From a standardization perspective, the problem with assemblies is that they're a lot harder to describe in ways that are independent of processing. For DocBook content you can say: this is a book. It's an artifact, whole unto itself, with no special semantics beyond our ordinary, everyday understanding of what “book” means. (That's not entirely true, there are elements like annotation and cmdsynopsis with fairly rich processing expectations, but I still think of those as being declarative.)

The same is not true of assemblies. An assembly has complex relationships and prescribed processing semantics that don't feel as cleanly declarative. I worked fairly hard, unsuccessfully, to separate the assembly interpretation process from the document interpretation process. They're going to be inter-related.

Our other significant work item is transclusion. That too will result in new DocBook elements (or attributes or something) that have specific, prescribed processing expectations. The meaning of a document will depend on having tools that are able to process DocBook transclusions correctly.

I don't think it's wrong for the DocBook Technical Committee to extend DocBook in these ways. We're being driven by the evolving requirements of documentation producers and consumers.

But it's different, and I think it's worth acknowledging specifically that what we're doing is different. I think there's a greater risk of failure here and we should acknowledge that and proceed with keen awareness that it may take a few iterations to get this exactly right.

Comments

The main weak points I found in docbook these last years were more in the usage done that in docbook itself. They were the opposite of document assembly.

The first came with XML database where docbook files are manipulated directly by authors instead of storing data in their original format. It results data loss, schema interpretation and docbook fork like livredoc (a limited docbook version with french naming for tag and attributes).

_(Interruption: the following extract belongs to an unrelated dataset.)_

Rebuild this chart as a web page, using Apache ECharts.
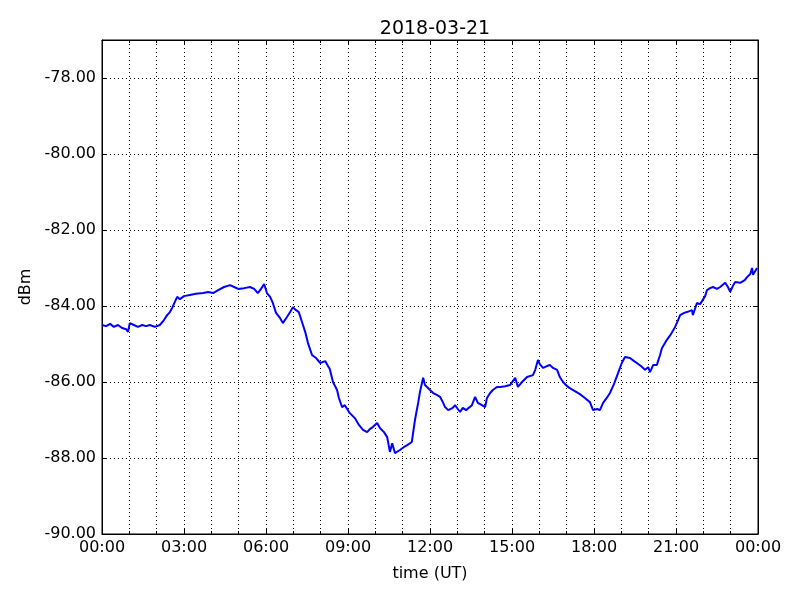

The second one is a side effect of the first: docbook file doesn't describe a book anymore but only an article or sometimes less. The main target is often websites with a CMS or ECM integration or as web services. In that case, transformations available with docbook are at the same time too refined and not enough. Two examples with the xhtml transformation: there is no option to have only the content of the body but for an article's metadata (authors, contributors, publication date,...) you have extra div or span tags to group some metadata together instead of having them on the same level.

The last one come back on the document assembly. Outside a book articles have complex lives and more complex relationships. That which was a book as became a specific articles view like a facets' selection in articles metadata. Ontology are used to describe these metadata and the document assembly complexity is function of the ontology complexity. Each time we create specific rules to decrease the complexity. That was outside docbook because ontologies were outside docbook. We think that was also easier to maintain and to test with the authorship on one side and the structural features on the other. Putting them together will increase the complexity of the whole and still not cover all the usecases.